Alright Welly Wankers, listen up. Yep, I’m talking to you, Mr Clapham Junction with your Ray-Bans and Northface gillet ensemble – but not you Mr Farmer who with your justified, practical reasons for wellying up.
I've noticed it’s been bucketing it down lately, which has been a bugger, but the rain seems to have bought with it a far more offensive influx of idiots who seem to think wellington boots are suitable inner city footwear.
London, or any other city blessed with the luxury of pavements, rarely falls victim to muddy bogs or flooding worthy of footwear that protects you from knee to toe, so I really can’t help but ask: what the hell are you thinking?
Whilst I’m delighted that you’ve finally realised flip-flops are not suitable for all twelve months of the year (or with smart trousers for that matter…), you appear to have ventured too far along the footwear spectrum and ended up looking like you’re en route to an abattoir.
You should have stopped somewhere around the boot/trainer region, but instead I see you’ve been brain damaged by our soggy start to Summer and now you’re sat inside a pub in Central London on a Thursday night looking like a twat, sweating your tits off while it drizzles outside.

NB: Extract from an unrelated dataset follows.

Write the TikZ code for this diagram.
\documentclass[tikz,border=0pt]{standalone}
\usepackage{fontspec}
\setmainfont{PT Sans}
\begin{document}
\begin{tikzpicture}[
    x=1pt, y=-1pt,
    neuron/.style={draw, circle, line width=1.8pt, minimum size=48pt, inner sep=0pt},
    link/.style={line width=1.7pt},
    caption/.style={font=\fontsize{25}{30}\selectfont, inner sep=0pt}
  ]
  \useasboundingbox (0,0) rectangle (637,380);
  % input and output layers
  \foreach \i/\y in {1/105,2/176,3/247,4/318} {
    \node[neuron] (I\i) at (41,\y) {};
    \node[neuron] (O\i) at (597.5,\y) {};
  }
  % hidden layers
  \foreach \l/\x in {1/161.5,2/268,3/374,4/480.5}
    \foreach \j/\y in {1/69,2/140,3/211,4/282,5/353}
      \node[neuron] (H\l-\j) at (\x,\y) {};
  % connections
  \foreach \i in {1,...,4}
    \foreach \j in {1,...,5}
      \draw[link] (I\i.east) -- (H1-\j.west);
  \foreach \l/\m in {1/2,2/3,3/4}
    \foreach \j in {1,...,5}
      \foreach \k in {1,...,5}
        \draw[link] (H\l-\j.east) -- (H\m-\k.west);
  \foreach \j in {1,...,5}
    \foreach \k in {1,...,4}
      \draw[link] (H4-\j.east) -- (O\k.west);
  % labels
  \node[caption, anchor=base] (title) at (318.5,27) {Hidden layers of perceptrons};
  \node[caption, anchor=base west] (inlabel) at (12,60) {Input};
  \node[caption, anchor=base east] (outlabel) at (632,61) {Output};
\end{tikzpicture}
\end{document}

Sitting on the Northern Line is uncomfortable enough without your shins melting behind thick rubber.
Of course, thanks to our fantastically swampy British music festivals and Topshop cashing in by churning them out in every whimsical print imaginable (puppies printed on rubber, anyone? No? How about dolly mixtures? WHY?!) wellies have become an ironic summer essential – but this rule only applies when you are pissed and dancing IN A FIELD.
We all resort to wellies upon waking up in a tent after too many cloudy ciders and shoving anything on your feet to get you to the nearest portaloo, but on a weeknight chances are you woke up sober in your home and decided through free will to do this to yourself.
Now you’re at work you had better prepare yourself for the moment you’re called into the Directors office as they suspect you are either high on hallucinogenics or trying to impersonate Ben Fogle. Admitting to either will lead to your immediate dismissal so you’re going to have to list your rational reasons for wearing wellingtons, which you’ll struggle with BECAUSE THERE AREN’T ANY.
And what are you going to do when you need to commute home, eh? Sitting on the Northern Line is uncomfortable enough without your shins melting behind thick rubber.
But you’ve done it now and the welly commitment lasts all day long. You might be able to hide the sight of them but you’ll never mask that unmistakable rubbery stench. Not to mention the lingering odour of puke which hasn’t vacated your wellingtons since your best friend vommed in one at Glastonbury last year.